Jerry Stiller, the legendary comedian who died May 11, 2020, was memorialized by the National Highway Traffic Safety Administration on Twitter for appearing with wife and fellow comedian Anne Meara in a public service announcement advocating for seatbelt use. The comedy duo appeared in at least two ads in the late 1960s promoting the safety feature.


One, which the NHTSA tweeted, features an eager Meara, ready to take her turn behind the wheel of what looks like an older Mercedes sedan. Chastised by her husband for not fastening her seatbelt, Meara rebuts with a few common reasons for not buckling up – it’s uncomfortable, and she’s a good driver anyway. In his classic, curmudgeonly way, Stiller says that if she’s rear-ended, her face could end up in the windshield, ruining the glass. He then threatens to never talk to her again if she doesn’t buckle up, emotionally inferring that she could die in a crash and leave him widowed. At that, she smiles and clicks in.

When the pair appeared for the NHTSA, safety belt use was uncommon at the time – seat belts were even optional equipment on some cars until a 1968 federal ruling made them mandatory in all designated seating positions. Today, not wearing a seatbelt is still only a secondary offense in 15 states, meaning a driver can’t be pulled over solely for not buckling up.
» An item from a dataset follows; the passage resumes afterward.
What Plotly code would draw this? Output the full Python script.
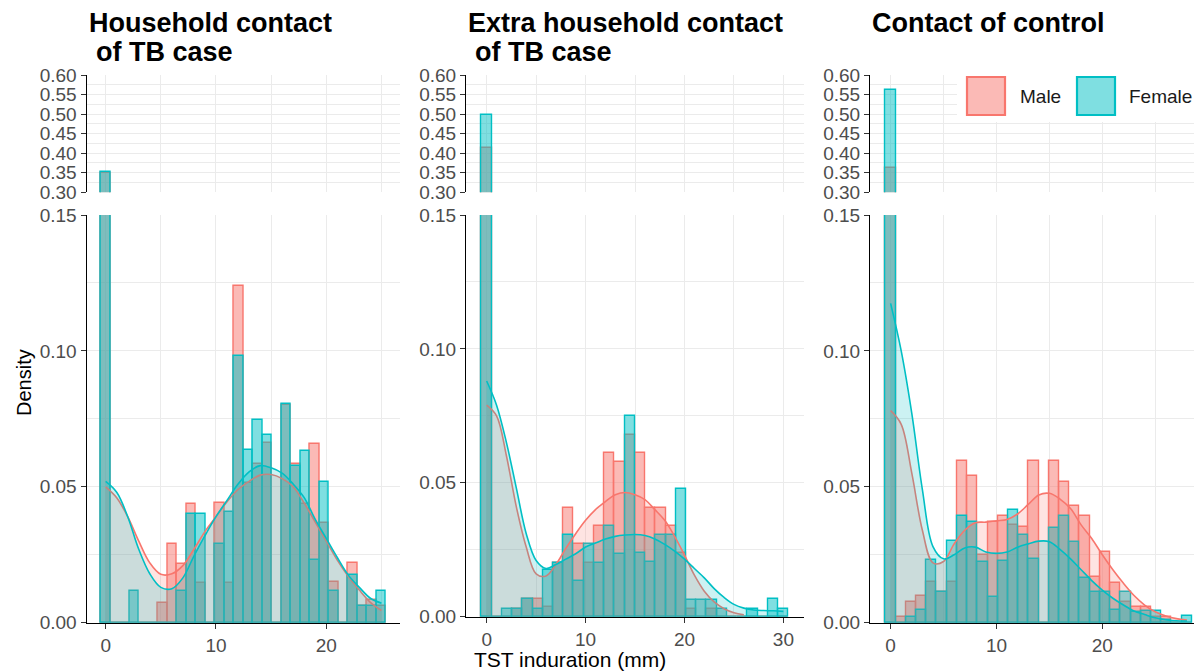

The husband-and-wife duo formed a comedy act called Stiller & Meara in the 1960s, appearing regularly on The Tonight Show and The Ed Sullivan Show. The pair dissolved the routine in 1970, remaining married and continuing to perform separately and together in different projects. Stiller was most famous in his later years playing George Costanza’s father on Seinfeld. Meara preceded him in death in 2015.

In addition to the NHTSA tweet, dozens of celebrities and uncountable fans have offered condolences over Stiller’s death.